Thursday, August 18, 2011
From Birth to Teens: TV’s Earliest Years at BFI Southbank
Throughout September, BFI Southbank will celebrate the 75th anniversary of a landmark in
Television history that saw Britain deliver the world’s first high definition, regular public television service. Together with The Alexandra Palace Television Society, the BFI will host a short season of early public demonstration films, plays, and documentaries plus rarely seen extracts from early films and stills on display.
In the 1930’s, there was feverish activity across the globe as inventors, technicians and entrepreneurs sought to create the world’s first public television service. Great strides were being made in America, Russia, Germany, Japan and France, but it was Britain who emerged first. Although experimental services had been operating since the 1920’s, it was in November 1936 that the BBC launched the world’s first high-definition, regular public television service following test transmissions at Radiolympia in August of that year. The Television Age had begun.
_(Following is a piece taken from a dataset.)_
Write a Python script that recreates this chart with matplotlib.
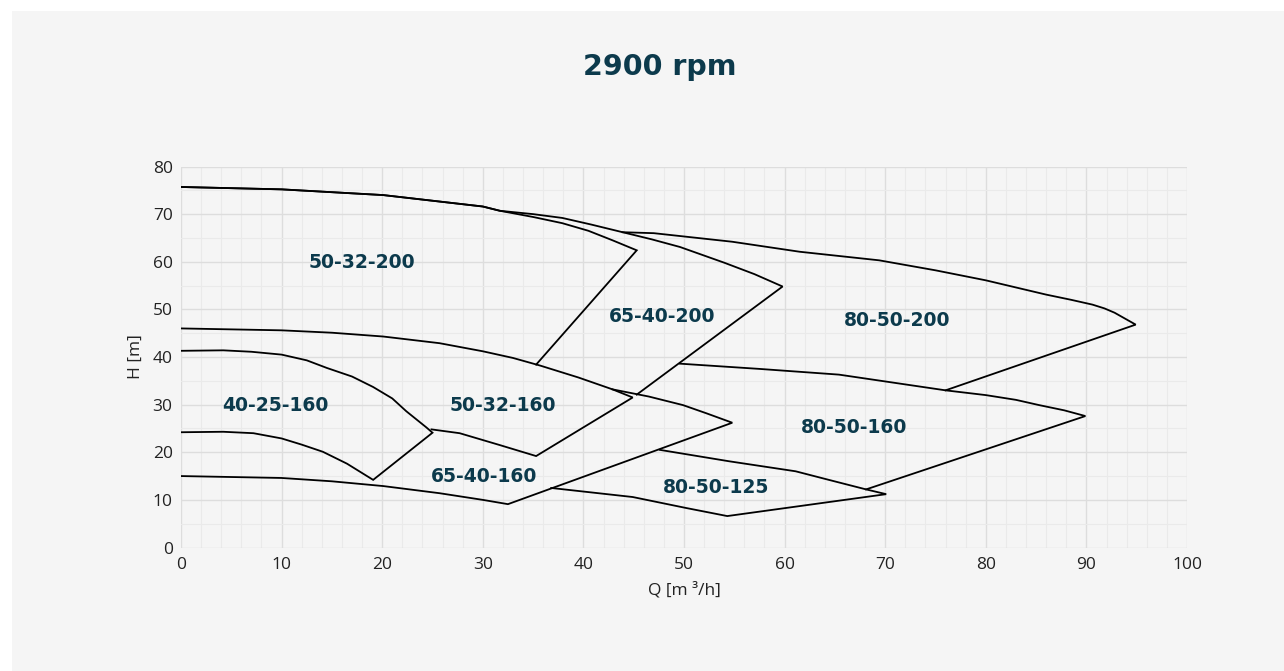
import matplotlib
matplotlib.use("Agg")
import matplotlib.pyplot as plt
from matplotlib.patches import Rectangle
from matplotlib.ticker import MultipleLocator

# ── pump curve outlines, Q [m3/h] / H [m] ───────────────────────────────────
q_50_32_200 = [0, 10, 20.1, 30, 31.7, 35.0, 37.9, 40.5, 42.9, 45.3, 35.3]
h_50_32_200 = [75.7, 75.2, 74.0, 71.6, 70.7, 69.4, 68.1, 66.5, 64.5, 62.4, 38.4]

q_65_40_200 = [0, 10, 20.1, 30, 31.7, 35.0, 37.9, 40.8, 43.9, 46.8, 49.6, 52.0, 54.0, 57.0, 59.8, 45.3]
h_65_40_200 = [75.7, 75.2, 74.0, 71.6, 70.7, 70.0, 69.2, 67.8, 66.2, 64.7, 63.1, 61.3, 59.8, 57.4, 54.8, 32.1]

q_80_50_200 = [43.9, 47.0, 54.8, 61.5, 69.4, 75.0, 80, 86, 88.5, 90.6, 91.8, 92.8, 94.9, 76.0]
h_80_50_200 = [66.2, 66.0, 64.2, 62.1, 60.3, 58.2, 56.1, 53.1, 52.0, 51.0, 50.2, 49.3, 46.8, 33.0]

q_50_32_160 = [0, 10, 15, 20.1, 25.7, 30, 33.0, 35.7, 39.5, 42.9, 44.9, 35.3, 31.7, 27.7, 24.9]
h_50_32_160 = [46.0, 45.6, 45.1, 44.3, 42.9, 41.2, 39.8, 38.2, 35.7, 33.2, 31.5, 19.2, 21.5, 24.0, 24.8]

q_40_25_160 = [0, 4.2, 7.0, 10, 12.5, 14.5, 17.0, 19.1, 21.0, 22.4, 24.4, 25.0,
               19.1, 16.5, 14.1, 12.0, 10, 7.2, 4.2, 0]
h_40_25_160 = [41.3, 41.4, 41.1, 40.5, 39.3, 37.7, 35.9, 33.7, 31.3, 28.6, 25.2, 24.1,
               14.2, 17.6, 20.1, 21.6, 22.9, 24.0, 24.3, 24.2]

q_65_40_160 = [42.9, 46.5, 49.9, 52.2, 54.8, 32.5, 30, 25.7, 20.1, 15, 10, 0]
h_65_40_160 = [33.2, 31.7, 29.9, 28.2, 26.2, 9.1, 10.0, 11.4, 12.9, 13.9, 14.6, 15.0]

q_80_50_160 = [49.6, 57.5, 65.4, 76.0, 80, 83.0, 85.3, 87.8, 89.9, 68.1]
h_80_50_160 = [38.6, 37.5, 36.3, 33.0, 32.0, 31.0, 29.9, 28.8, 27.6, 12.2]

q_80_50_125 = [47.6, 54.5, 61.1, 64.4, 68.1, 70.1, 54.3, 50.2, 44.9, 36.8]
h_80_50_125 = [20.5, 18.1, 16.0, 14.2, 12.2, 11.2, 6.6, 8.3, 10.6, 12.5]

curves = [
    (q_50_32_200, h_50_32_200), (q_65_40_200, h_65_40_200),
    (q_80_50_200, h_80_50_200), (q_50_32_160, h_50_32_160),
    (q_40_25_160, h_40_25_160), (q_65_40_160, h_65_40_160),
    (q_80_50_160, h_80_50_160), (q_80_50_125, h_80_50_125),
]

labels = ["50-32-200", "65-40-200", "80-50-200", "40-25-160",
          "50-32-160", "65-40-160", "80-50-160", "80-50-125"]
label_q = [18.0, 47.8, 71.2, 9.4, 32.0, 30.1, 66.9, 53.2]
label_h = [59.9, 48.5, 47.7, 29.9, 29.9, 15.0, 25.1, 12.6]

TEAL = "#0c3a4c"
PANEL = "#f5f5f5"

fig = plt.figure(figsize=(12.84, 6.71), dpi=100, facecolor="white")
fig.patches.append(Rectangle((12 / 1284, 0), 1, (671 - 11) / 671,
                             transform=fig.transFigure, facecolor=PANEL,
                             edgecolor="none", zorder=-10))

ax = fig.add_axes([181 / 1284, (671 - 547.5) / 671,
                   (1187 - 181) / 1284, (547.5 - 166.5) / 671])
ax.set_facecolor(PANEL)

for q, h in curves:
    ax.plot(q, h, color="black", linewidth=1.3, solid_joinstyle="miter", zorder=3)

for txt, q, h in zip(labels, label_q, label_h):
    ax.text(q, h, txt, ha="center", va="center", fontsize=13.5,
            fontweight="bold", color=TEAL, zorder=4)

ax.set_xlim(0, 100)
ax.set_ylim(0, 80)
ax.xaxis.set_major_locator(MultipleLocator(10))
ax.xaxis.set_minor_locator(MultipleLocator(2))
ax.yaxis.set_major_locator(MultipleLocator(10))
ax.yaxis.set_minor_locator(MultipleLocator(5))
ax.grid(True, which="major", color="#dddddd", linewidth=1.0, zorder=0)
ax.grid(True, which="minor", color="#eaeaea", linewidth=0.8, zorder=0)
ax.set_axisbelow(True)
for s in ax.spines.values():
    s.set_visible(False)
ax.tick_params(which="both", length=0)
ax.tick_params(axis="x", pad=7)
ax.tick_params(axis="y", pad=6)
for lab in ax.get_xticklabels() + ax.get_yticklabels():
    lab.set_fontfamily("Open Sans")
    lab.set_fontsize(12.5)
    lab.set_color("#222222")

ax.set_xlabel("Q [m ³/h]", fontfamily="Open Sans", fontsize=12.5,
              color="#222222", labelpad=6)
ax.set_ylabel("H [m]", fontfamily="Open Sans", fontsize=12.5,
              color="#222222", labelpad=6)

fig.text(660 / 1284, 1 - 67 / 671, "2900 rpm", ha="center", va="center",
         fontsize=20.5, fontweight="bold", color=TEAL)

fig.savefig("out.png", dpi=100, facecolor=fig.get_facecolor())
Television wasn’t invented by an individual but by the progressive and scientific minds of many, though there is no doubt that, in the UK, it was popularised by the Scottish inventor John Logie Baird. His startling experiments made newspaper headlines and both him and his invention household names. When the BBC service launched in 1936, transmissions alternated between Baird’s mechanical system and Marconi EMI’s electronic equipment. Eventually the Marconi system was preferred, but Baird’s role in bringing TV to the public eye was of great importance in the development of a fully fledged public service.